My throat tightens as I stare at him, keeping as much pressure on his thigh as possible. I love him more than anything. Even when he’s a real pain in my fucking ass, I’ve worried more about his well-being than my own. I don’t want him to feel sad and would prefer he’d talk to me when he did, but knowing he never does is why I go everywhere with him. It’s the reason I don’t make a fuss out of him acting up or doing dumb shit because then at least for a moment he’s laughing and happy. Whether or not it’s an act, I can’t always tell.

He’s good at putting on a facade.

“They’re here,” Dad tells me when I zone out. I haven’t stopped staring at Wilder.

As soon as the EMTs walk in, I quickly explain what happened when I found him and then move out of their way. They do a quick clean and wrap job before getting him on the stretcher and taking him out to the ambulance.

“Waylon…” My dad’s booming voice shakes me out of my trance.

His hand’s on my shoulder, squeezing me. “Your hands and legs are covered in blood. Wash up, and then I’ll drive us to the hospital. Your mother’s ridin’ in the back with him.”

All I can do is nod.

After rinsing my hands in the sink, I step into the shower, grab the shower head, and then spray my bare legs until they’re clean. My mind’s blank and my heart races nonstop as I go through the motions of getting dressed and meeting the rest of my siblings downstairs. It stays empty as Dad drives us into town.

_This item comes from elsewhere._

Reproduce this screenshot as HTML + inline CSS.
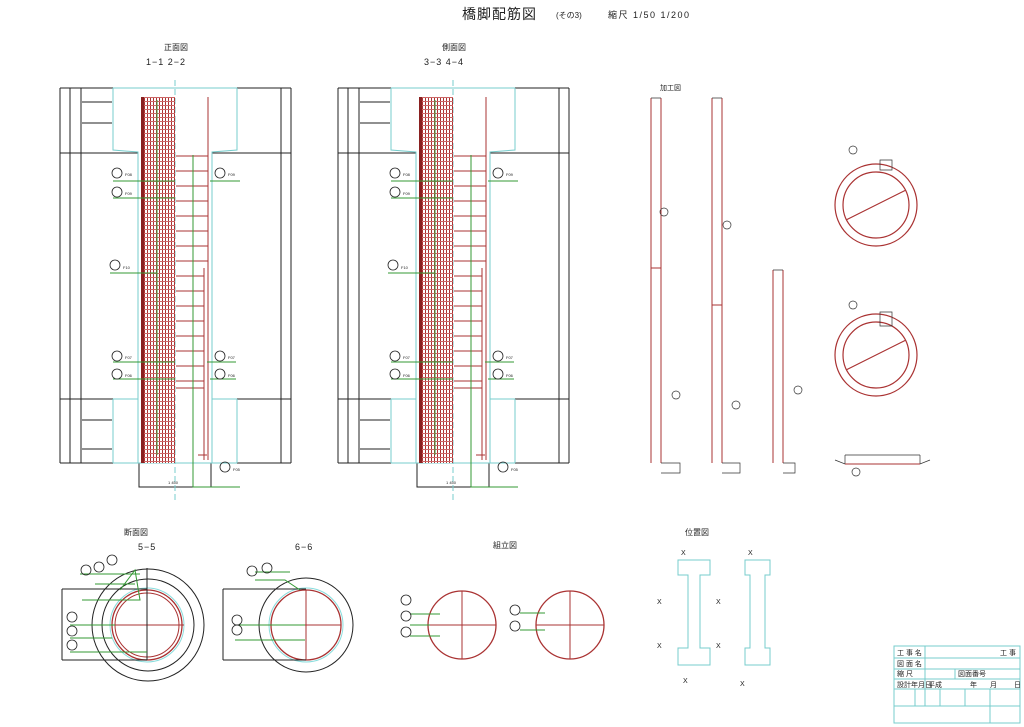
<!DOCTYPE html>
<html><head><meta charset="utf-8"><style>
body{margin:0;background:#fff}
svg{display:block}
text{font-family:"Liberation Sans","Noto Sans CJK JP",sans-serif;}
</style></head><body>
<svg width="1024" height="727" viewBox="0 0 1024 727" xmlns="http://www.w3.org/2000/svg">
<defs>
<pattern id="grid" x="141" y="97" width="3" height="4" patternUnits="userSpaceOnUse">
<rect width="3" height="4" fill="#fff"/><rect x="0" y="0" width="1" height="4" fill="#a33"/><rect x="0" y="0" width="3" height="1" fill="#c66"/>
</pattern>
<g id="pier">
<g stroke="#222" stroke-width="1" fill="none">
<path d="M60 88H291M60 463H291M60 88V463M291 88V463M70 88V463M81 88V463M281 88V463"/>
<path d="M60 153H138M212 153H291M60 399H138M212 399H291"/>
<path d="M82 102H112M82 123H112M82 420H112M82 449H112"/>
<path d="M139 463V487H211V463"/>
</g>
<g stroke="#7cc" stroke-width="1" fill="none">
<path d="M113 88H237M113 88V150L138 152V463M237 88V150L212 152V463M113 463H237M113 399V463M237 399V463M113 399H138M212 399H237"/>
</g>
<line x1="175" y1="80" x2="175" y2="500" stroke="#7cc" stroke-dasharray="6,3"/>
<rect x="141" y="97" width="34" height="366" fill="url(#grid)"/>
<rect x="141" y="97" width="3" height="366" fill="#8a2020"/>
<g stroke="#a33" fill="none">
<path d="M208 97V460M204 268V460"/>
<path d="M176 156H208M176 171H208M176 186H208M176 201H208M176 216H208M176 231H208M176 246H208M176 261H208M176 276H204M176 291H204M176 306H204M176 321H204M176 336H204M176 351H204M176 366H204M176 381H204M176 388H204"/>
<path d="M198 455H207"/>
</g>
<g stroke="#393" fill="none">
<path d="M157 100V455M193 155V487H240M113 181H175M113 198H175M110 273H157M113 362H175M113 379H175M210 181H240M210 379H236M207 362H236"/>
</g>
<g stroke="#222" fill="none" stroke-width="0.8">
<circle cx="117" cy="173" r="5"/><circle cx="117" cy="192" r="5"/><circle cx="115" cy="265" r="5"/><circle cx="117" cy="356" r="5"/><circle cx="117" cy="374" r="5"/><circle cx="220" cy="173" r="5"/><circle cx="220" cy="356" r="5"/><circle cx="220" cy="374" r="5"/><circle cx="225" cy="467" r="5"/>
</g>
<g font-size="4" fill="#222">
<text x="125" y="176">F08</text><text x="125" y="195">F09</text><text x="123" y="269">F10</text><text x="125" y="359">F07</text><text x="125" y="377">F06</text><text x="228" y="176">F09</text><text x="228" y="359">F07</text><text x="228" y="377">F06</text><text x="233" y="471">F05</text><text x="168" y="484">1 450</text>
</g>
</g>
</defs>

<text x="462" y="19" font-size="14" fill="#222" letter-spacing="1">橋脚配筋図</text>
<text x="556" y="18" font-size="8" fill="#222">(その3)</text>
<text x="608" y="18" font-size="9" fill="#222" letter-spacing="1.5">縮尺 1/50  1/200</text>
<text x="164" y="50" font-size="8" fill="#222">正面図</text>
<text x="146" y="65" font-size="9" fill="#222" letter-spacing="1">1−1  2−2</text>
<text x="442" y="50" font-size="8" fill="#222">側面図</text>
<text x="424" y="65" font-size="9" fill="#222" letter-spacing="1">3−3  4−4</text>

<use href="#pier"/>
<g transform="translate(278,0)"><use href="#pier"/></g>

<text x="660" y="90" font-size="7" fill="#222">加工図</text>
<g stroke="#a33" fill="none">
<path d="M651 98V463M661 98V463M651 268H661"/>
<path d="M712 98V463M722 98V463M712 305H722"/>
<path d="M773 270V463M783 270V463"/>
</g>
<g stroke="#333" fill="none" stroke-width="0.7">
<path d="M651 98H661M712 98H722M773 270H783"/>
<path d="M661 463H680V473H661M722 463H740V473H722M783 463H795V473H783"/>
<circle cx="676" cy="395" r="4"/><circle cx="736" cy="405" r="4"/><circle cx="798" cy="390" r="4"/><circle cx="664" cy="212" r="4"/><circle cx="727" cy="225" r="4"/>
</g>
<g stroke="#a33" fill="none" stroke-width="1.2">
<circle cx="876" cy="205" r="41"/><circle cx="876" cy="205" r="33"/>
<circle cx="876" cy="355" r="41"/><circle cx="876" cy="355" r="33"/>
<path d="M846 220L906 190M846 370L906 340"/>
</g>
<g stroke="#333" fill="none" stroke-width="0.7">
<circle cx="853" cy="150" r="4"/><circle cx="853" cy="305" r="4"/><circle cx="856" cy="472" r="4"/>
<path d="M880 160H892V170H880ZM880 312H892V326H880Z"/>
<path d="M845 455H920M835 460L845 464V455M920 455V464L930 460"/>
</g>
<path d="M845 464H920" stroke="#a33"/>

<text x="124" y="535" font-size="8" fill="#222">断面図</text>
<text x="138" y="550" font-size="9" fill="#222" letter-spacing="1">5−5</text>
<text x="295" y="550" font-size="9" fill="#222" letter-spacing="1">6−6</text>
<g fill="none">
<circle cx="148" cy="625" r="56" stroke="#222"/>
<circle cx="148" cy="625" r="46" stroke="#222"/>
<circle cx="147" cy="625" r="37" stroke="#8dd"/>
<circle cx="147" cy="625" r="35" stroke="#a33" stroke-width="1.3"/>
<circle cx="147" cy="625" r="32" stroke="#a33"/>
<path d="M112 625H184M147 590V660" stroke="#a33"/>
<path d="M147 568V660" stroke="#222"/>
<path d="M62 589V660M62 589H147M62 660H147" stroke="#222"/>
<path d="M80 574H140M95 584H135M82 600H140L135 570L120 590M70 625H115M70 638H112M70 652H147" stroke="#393"/>
<circle cx="306" cy="625" r="47" stroke="#222"/>
<circle cx="306" cy="625" r="37" stroke="#8dd"/>
<circle cx="306" cy="625" r="35" stroke="#a33" stroke-width="1.3"/>
<path d="M271 625H341M306 590V660" stroke="#a33"/>
<path d="M223 589V660M223 589H306M223 660H306" stroke="#222"/>
<path d="M255 572H290M255 580H285L300 590M235 625H305M235 640H305" stroke="#393"/>
<text x="493" y="548" font-size="8" fill="#222">組立図</text>
<circle cx="462" cy="625" r="34" stroke="#a33" stroke-width="1.3"/>
<path d="M428 625H496M462 591V659" stroke="#a33"/>
<circle cx="570" cy="625" r="34" stroke="#a33" stroke-width="1.3"/>
<path d="M536 625H604M570 591V659" stroke="#a33"/>
<path d="M410 614H440M410 625H430M410 636H440M520 613H545M520 630H545" stroke="#393"/>
</g>
<g stroke="#222" fill="none" stroke-width="0.8">
<circle cx="86" cy="570" r="5"/><circle cx="99" cy="567" r="5"/><circle cx="112" cy="560" r="5"/><circle cx="72" cy="617" r="5"/><circle cx="72" cy="631" r="5"/><circle cx="72" cy="645" r="5"/>
<circle cx="252" cy="571" r="5"/><circle cx="267" cy="568" r="5"/><circle cx="237" cy="620" r="5"/><circle cx="237" cy="630" r="5"/>
<circle cx="406" cy="600" r="5"/><circle cx="406" cy="616" r="5"/><circle cx="406" cy="632" r="5"/><circle cx="515" cy="610" r="5"/><circle cx="515" cy="626" r="5"/>
</g>

<text x="685" y="535" font-size="8" fill="#222">位置図</text>
<g stroke="#7cc" fill="none">
<path d="M678 560H710V575H700V648H710V665H678V648H688V575H678Z"/>
<path d="M745 560H770V575H765V648H770V665H745V648H750V575H745Z"/>
</g>
<g font-size="7" fill="#222"><text x="657" y="604">X</text><text x="716" y="604">X</text><text x="657" y="648">X</text><text x="716" y="648">X</text><text x="683" y="683">X</text><text x="740" y="686">X</text><text x="748" y="555">X</text><text x="681" y="555">X</text></g>

<g stroke="#7cc" fill="none">
<rect x="894" y="646" width="126" height="77"/>
<path d="M894 658H1020M894 669H1020M894 679H1020M894 689H1020M894 706H1020M925 646V706M894 689V723M915 689V706M940 689V706M965 689V706M990 689V723M955 669V679"/>
</g>
<g font-size="7" fill="#222">
<text x="897" y="655">工 事 名</text><text x="1000" y="655">工 事</text>
<text x="897" y="666">図 面 名</text><text x="897" y="676">縮   尺</text><text x="958" y="676">図面番号</text>
<text x="897" y="687">設計年月日</text><text x="928" y="687">平成</text><text x="970" y="687">年</text><text x="990" y="687">月</text><text x="1014" y="687">日</text>
</g>
</svg>
</body></html>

It’s not until hours later that a nurse approaches us in the waiting room and says he’s awake and asking for me. The doctor gives us a quick rundown of what they did and what to expect.

Wilder’s hooked up to an IV and blood pressure cuff. His thigh is bandaged and covered with a blanket, so I can’t see it, but the doctor said it took them a while to properly suture. He’s going to have one hell of a scar.

The psychiatrist on call has already met with Wilder and our parents. Now that Wilder’s an adult, he can speak on his own behalf. Since he claimed it wasn’t a suicide attempt and was under a lot of stress when he did it, the doctor chose not to admit him as an inpatient. But they’re setting him up with appointments to speak to a psychologist to determine the root of his depression.